Salah satu contoh dari tindakan empati dalam perusahaan adalah Empathy Lab, yang memberi kesempatan para teknisi Facebook untuk merasakan sendiri bagaimana pelanggan akan menggunakan produk mereka, bahkan jika pelanggan tersebut mengalami gangguan penglihatan atau pendengaran. Dengan itu, kita bisa melihat bahwa Facebook menerapkan feel customers’ pain before they do. Facebook mengatakan "Kami ingin membangun empati dalam teknisi kami". Facebook berusaha agar teknisi mengerti apa yang dialami pelanggan mereka dan membangun produk yang sesuai dengan kebutuhan mereka. Prinsip – prinsip ini mengantarkan raksasa media sosial Facebook di urutan pertama dalam publikasi The 20 Most Empathetic Companies tahun 2016 yang menggunakan Indeks Empati 2016, diikuti google urutan kedua, dan linkedIn urutan ketiga. Tidak sulit untuk memahami mengapa Facebook berada di urutan pertama? Karena mereka mendengarkan apa yang dikatakan pelanggan dan staf, mencoba menempatkan dirinya di posisi mereka, dan kemudian membuat perubahan berdasarkan feedback tersebut.
Empathy Index tahun 2016 memperhatikan beberapa sektor, yaitu etik, kepemimpinan, budaya perusahaan, persepsi brand, dan pesan publik melalui media sosial.
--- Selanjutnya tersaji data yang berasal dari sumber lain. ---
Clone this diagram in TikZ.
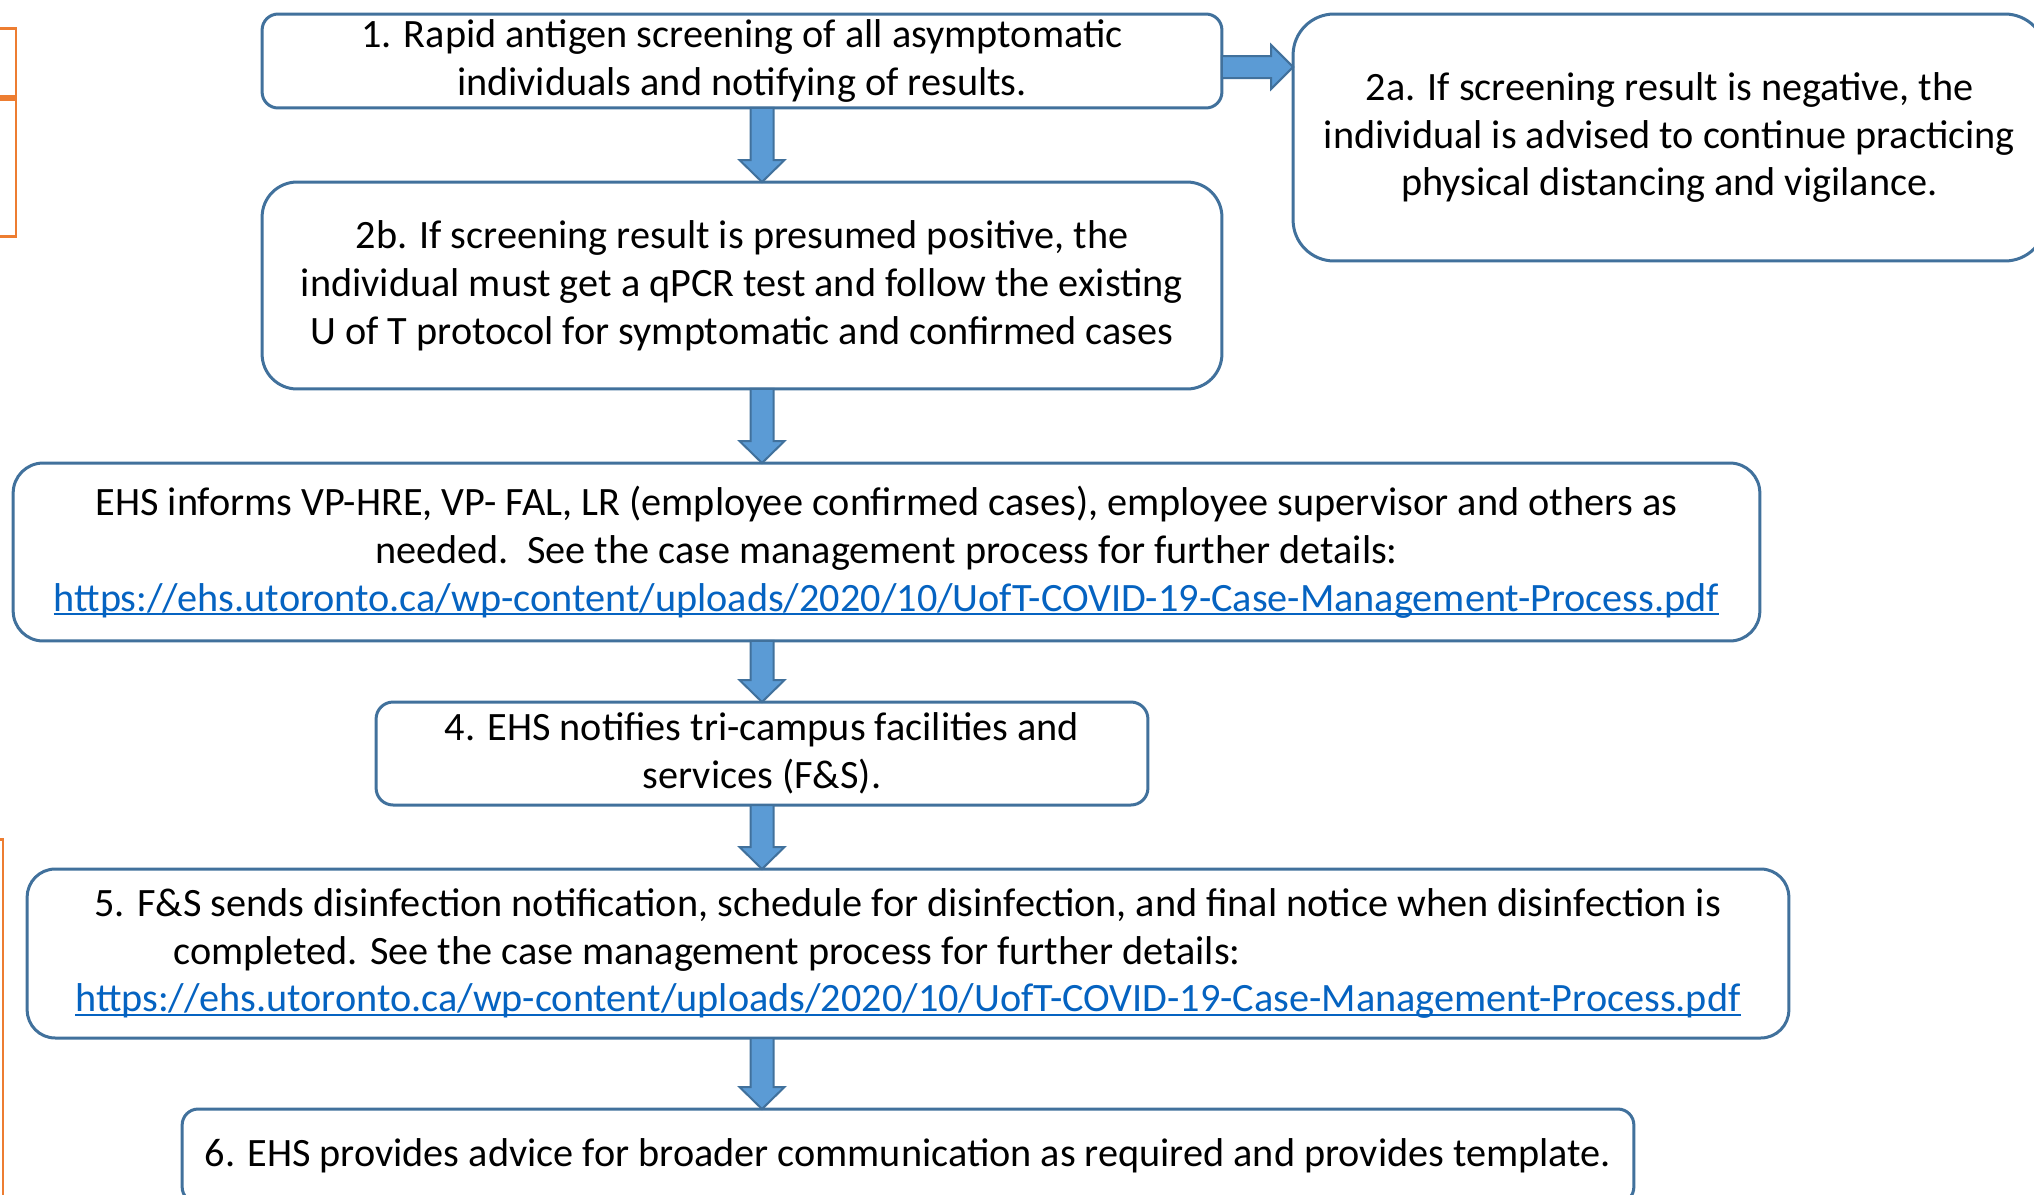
\documentclass[tikz,border=0pt]{standalone}
\usepackage{fontspec}
\setmainfont{Carlito}
\usetikzlibrary{calc}
\definecolor{boxblue}{HTML}{41719C}
\definecolor{arrowblue}{HTML}{5B9BD5}
\definecolor{linkblue}{HTML}{0563C1}
\definecolor{sideorange}{HTML}{ED7D31}
\newsavebox{\linkbox}
\newcommand{\casemgmtlink}{\sbox{\linkbox}{\color{linkblue}https://ehs.utoronto.ca/wp-content/uploads/2020/10/UofT-COVID-19-Case-Management-Process.pdf}%
  \rlap{\color{linkblue}\rule[-0.08cm]{\wd\linkbox}{0.04cm}}\usebox{\linkbox}}
\begin{document}
\begin{tikzpicture}[x=0.02cm, y=-0.02cm,
    box/.style={draw=boxblue, line width=0.06cm, fill=white, inner sep=0pt, outer sep=0pt,
      align=center, font=\fontsize{22.9}{27.3}\selectfont},
    blockarrow/.style={draw=boxblue, line width=0.04cm, fill=arrowblue, line join=miter}]
    \useasboundingbox (0,0) rectangle (2034,1194);
    \clip (0,0) rectangle (2034,1194);
    \draw[sideorange, line width=0.06cm] (-20,28) rectangle (16,96);
    \draw[sideorange, line width=0.06cm] (-20,99) rectangle (16,236);
    \draw[sideorange, line width=0.06cm] (-20,839) rectangle (3,1240);
    \node[box, minimum width=19.2cm, minimum height=1.88cm, rounded corners=0.32cm] (b1) at (742,61)
      {1. Rapid antigen screening of all asymptomatic\\individuals and notifying of results.};
    \node[box, minimum width=15.06cm, minimum height=4.94cm, rounded corners=0.82cm] (b2a) at (1669.5,137.5)
      {2a. If screening result is negative, the\\individual is advised to continue practicing\\physical distancing and vigilance.};
    \node[box, minimum width=19.2cm, minimum height=4.14cm, rounded corners=0.7cm] (b2b) at (742,285.5)
      {2b. If screening result is presumed positive, the\\individual must get a qPCR test and follow the existing\\U of T protocol for symptomatic and confirmed cases};
    \node[box, minimum width=34.94cm, minimum height=3.56cm, rounded corners=0.6cm] (b3) at (886.5,552)
      {EHS informs VP-HRE, VP- FAL, LR (employee confirmed cases), employee supervisor and others as\\needed.\ \ See the case management process for further details:\\\casemgmtlink};
    \node[box, minimum width=15.44cm, minimum height=2.06cm, rounded corners=0.34cm] (b4) at (762,753.5)
      {4. EHS notifies tri-campus facilities and\\services (F\&S).};
    \node[box, minimum width=35.24cm, minimum height=3.38cm, rounded corners=0.56cm] (b5) at (908,953.5)
      {5. F\&S sends disinfection notification, schedule for disinfection, and final notice when disinfection is\\completed. See the case management process for further details:\rule{8.04cm}{0pt}\\\casemgmtlink};
    \node[box, minimum width=29.04cm, minimum height=1.88cm, rounded corners=0.32cm] (b6) at (908,1156)
      {6. EHS provides advice for broader communication as required and provides template.};
    \coordinate (spine) at (762,0);
    \coordinate (side) at (0,67);
    \foreach \a/\b in {b1/b2b, b2b/b3, b3/b4, b4/b5, b5/b6} {
      \path (\a.south -| spine) coordinate (s) (\b.north -| spine) coordinate (t);
      \draw[blockarrow] ($(s)+(-11.5,0)$) -- ($(t)+(-11.5,-22)$) -- ($(t)+(-22.5,-22)$) -- (t)
        -- ($(t)+(22.5,-22)$) -- ($(t)+(11.5,-22)$) -- ($(s)+(11.5,0)$) -- cycle;
    }
    \path (b1.east |- side) coordinate (s) (b2a.west |- side) coordinate (t);
    \draw[blockarrow] ($(s)+(0,-11)$) -- ($(t)+(-22,-11)$) -- ($(t)+(-22,-22)$) -- (t)
      -- ($(t)+(-22,22)$) -- ($(t)+(-22,11)$) -- ($(s)+(0,11)$) -- cycle;
\end{tikzpicture}
\end{document}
Yang menarik adalah Harvard Business Review menemukan korelasi sebesar 80% antara empati departemen dengan tinggi kinerja. Pertanyaan selanjutnya, bagaimana membentuk perusahaan yang lebih empati? Mulailah dengan mengidentifikasi titik masalah, aktivitas dan sikap yang menunjukkan kurangnya empati, kemudian mulailah menyelesaikannya. Sebagai contoh, Ryanair melakukannya dengan program “Always Getting Better” di tahun 2014, dengan mengurangi pembatasan barang bawaan dan lain sebagainya. CEO Michael O’Leary mengatakan “Jika saya tahu bahwa bersikap baik terhadap pelanggan akan bekerja dengan baik, saya akan mulai bertahun-tahun yang lalu”. Hasilnya adalah kenaikan 13 tempat di indeks tahun ini dan kenaikan laba bersih dari €867 juta pada tahun sebelumnya menjadi €1,24 miliar ($ 1,39 miliar) pada akhir bulan Maret 2016. Oleh karena itu, pemimpin dan perusahaan yang memasukkan empati (kemampuan untuk memahami dan membagi perasaan dengan yang lain) ke dalam model bisnisnya akan menampilkan kinerja lebih baik dibandingkan dengan mereka yang mengesampingkan empati Untuk menempatkan empati dalam perusahaan, kita harus mulai belajar menempatkan empati dalam pribadi kita dan orang-orang yang kita pimpin. Akhir kata, Walk a mile in your customer’s shoes, that’s empathy, the ultimate form of customer insight.
“Senyuman mereka yang mendapatkan menfaat dari kehadiran kita selalu menjelma menjadi motivasi untuk saya bekerja lebih keras, mengabdi lebih tangguh, dan berkorban lebih banyak.”